What happened when the bubble burst is instructive. Private mortgage securitization collapsed in the fall of 2007 and has never recovered. To quote from the administration's report again, "In the wake of the financial crisis, private capital has not sufficiently returned to the mortgage market, leaving Fannie Mae, Freddie Mac, FHA, and the Government National Mortgage Association (Ginnie Mae) to insure or guarantee more than nine out of ten new mortgages." (Emphasis added)
Here is the crux of the matter. No law requires any non-governmental entity to make or invest in mortgages. Thirty-year, pre-payable, fixed rate mortgages are fraught with market risk. They become a desirable investment only when credit risk is reduced to negligible levels by government guarantees or when the borrowers and properties are of the very highest quality. Without government backing, the combination of market and credit risk drives most private lenders out of the mortgage business. There are simply much less risky ways to make money. This is a fact that has been clearly demonstrated not just in the 1930s and late 2000s, but through all the years in between. The notion that the private sector can substitute for the government in maintaining the multi-trillion dollar US mortgage market is preposterous. It has never happened and there is no reason to suppose it will happen in the future.
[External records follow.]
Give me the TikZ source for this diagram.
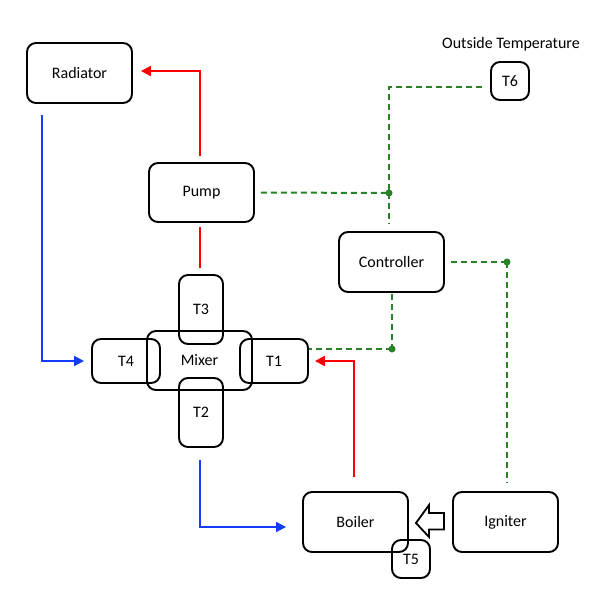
\documentclass[tikz,border=0pt]{standalone}
\usepackage{fontspec}
\setmainfont{Carlito}
\usetikzlibrary{arrows.meta,calc}
\definecolor{redl}{RGB}{255,0,0}
\definecolor{bluel}{RGB}{20,60,255}
\definecolor{greenl}{RGB}{40,130,40}
\begin{document}
\begin{tikzpicture}[x=1pt,y=-1pt,
  box/.style={draw=black,line width=1.9pt,rounded corners=9pt,inner sep=0pt,font=\fontsize{16}{19}\selectfont},
  bigbox/.style={box,minimum width=105pt,minimum height=60pt},
  redline/.style={draw=redl,line width=2pt},
  blueline/.style={draw=bluel,line width=2pt},
  ctrlline/.style={draw=greenl,line width=2pt,dash pattern=on 6pt off 4pt},
  tip/.style={-{Triangle[length=10pt,width=10pt]}},
  jdot/.style={fill=greenl,circle,inner sep=0pt,minimum size=7pt}
]
\useasboundingbox (0,0) rectangle (598,598);
\node[bigbox] (rad) at (79.5,73) {Radiator};
\node[bigbox,minimum height=59pt] (pump) at (201.5,192.5) {Pump};
\node[bigbox] (ctrl) at (391.5,262) {Controller};
\node[bigbox] (boiler) at (355.5,522) {Boiler};
\node[bigbox] (ign) at (505.5,522) {Igniter};
\node[bigbox,minimum height=59pt] (mixer) at (199.5,360.5) {Mixer};
\node[box,minimum width=44pt,minimum height=69pt] (T3) at (201,309.5) {T3};
\node[box,minimum width=44pt,minimum height=69pt] (T2) at (201,412.5) {T2};
\node[box,minimum width=68pt,minimum height=44pt] (T4) at (126,361) {T4};
\node[box,minimum width=68pt,minimum height=44pt] (T1) at (274,361) {T1};
\node[box,minimum width=38pt,minimum height=38pt] (T6) at (510,81) {T6};
\node[box,minimum width=38pt,minimum height=38pt] (T5) at (411,559) {T5};
\node[font=\fontsize{16}{19}\selectfont] (outside) at (511,44) {Outside Temperature};
% pipes
\draw[redline,tip] ([yshift=6]pump.north -| 200,0) |- ([xshift=8,yshift=2]rad.east);
\draw[blueline,tip] ([xshift=16,yshift=-11]rad.south west) |- ([xshift=-7]T4.west);
\draw[redline] ([yshift=-4]pump.south -| 200,0) -- ([yshift=6]T3.north -| 200,0);
\draw[blueline,tip] ([yshift=-12]T2.south -| 200,0) |- ([xshift=-16,yshift=-5]boiler.west);
\draw[redline,tip] ([yshift=14]boiler.north -| 354,0) |- ([xshift=6]T1.east);
% control lines
\coordinate (j1) at (389,193);
\coordinate (j2) at (507,262);
\coordinate (j3) at (392,349);
\draw[ctrlline] ([xshift=-8,yshift=-6]T6.west) -| (j1);
\draw[ctrlline] ([xshift=6]pump.east) -- (j1);
\draw[ctrlline] (j1) -- ([yshift=7]j1 |- ctrl.north);
\draw[ctrlline] ([xshift=6]ctrl.east) -- (j2);
\draw[ctrlline] (j2) -- ([yshift=9]j2 |- ign.north);
\draw[ctrlline] ([yshift=-1]ctrl.south -| j3) -- (j3);
\draw[ctrlline] (j3) -- (j3 -| T1.east);
\node[jdot] at (j1) {};
\node[jdot] at (j2) {};
\node[jdot] at (j3) {};
% igniter -> boiler hollow arrow
\draw[line width=1.8pt,line join=miter,fill=white]
  ([xshift=-8,yshift=-7.5]ign.west) -- ([xshift=-23,yshift=-7.5]ign.west)
  -- ([xshift=-23,yshift=-15]ign.west) -- ([xshift=7,yshift=-1]boiler.east)
  -- ([xshift=-23,yshift=17]ign.west) -- ([xshift=-23,yshift=9]ign.west)
  -- ([xshift=-8,yshift=9]ign.west) -- cycle;
\end{tikzpicture}
\end{document}
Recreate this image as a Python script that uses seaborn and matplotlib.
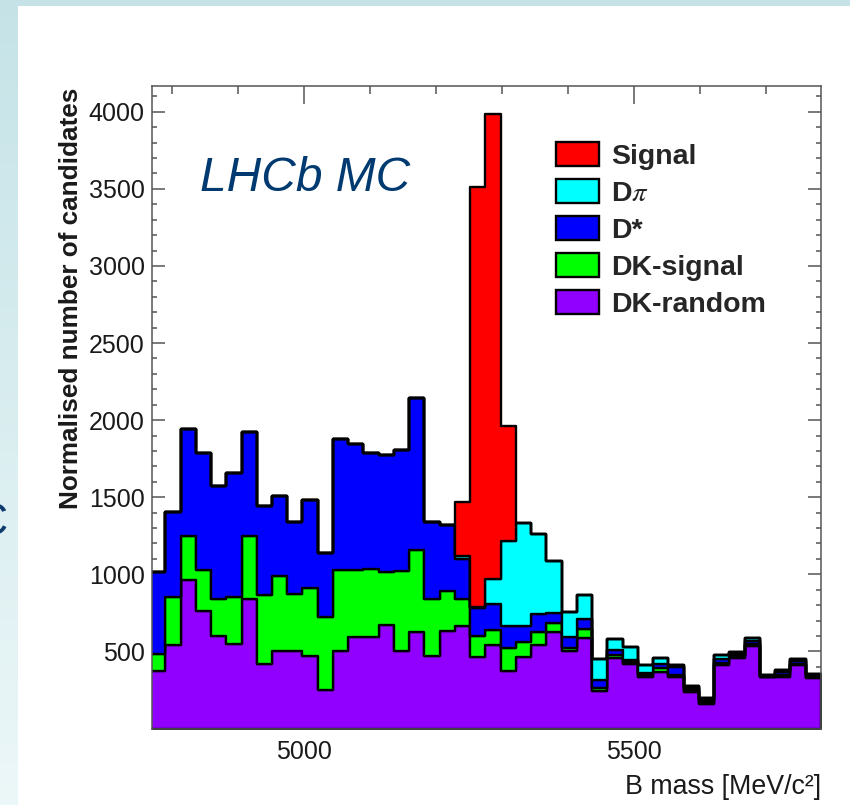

The solution is to reconstitute Fannie Mae and Freddie Mac. They were placed into "conservatorship," whatever that means, in 2008 and the government has poured $150 billion into them since. Obviously they are still essential to the mortgage market. Unfortunately, the only definitive conclusion of the administration's report is that the two agencies are unfixable. "Fannie Mae and Freddie Mac's structural design flaws, combined with failures in management, were the primary causes of their collapse." Thoroughly demonized, they are somehow to be "wound down" in a smooth transition to a privately functioning mortgage market. I can't even imagine what morale must be like, though I am certain that every Fannie and Freddie employee is looking for a new employer. Instead of trying to fix Fannie and Freddie, the whole apparatus of government is focused on eliminating them without any credible substitute in place.
The biggest losers will be the American people. The report talks frequently about protecting taxpayers, but taxpayers and homeowners are exactly the same people. Pretending to protect "taxpayers" by making it much harder and more expensive for "homeowners" to get mortgages is a game no one can win. And the Obama Administration knows it. As I mentioned earlier, the government's intervention in the mortgage market led to a policy goal of encouraging near-universal home ownership. But consider these two sentences on pages 2 and 18, both of which follow platitudes of government support for quality affordable housing.
"This does not mean our goal is for all Americans to be homeowners."
"This does not mean all Americans should become homeowners."
They may as well have said, "Wake up! The American Dream is over."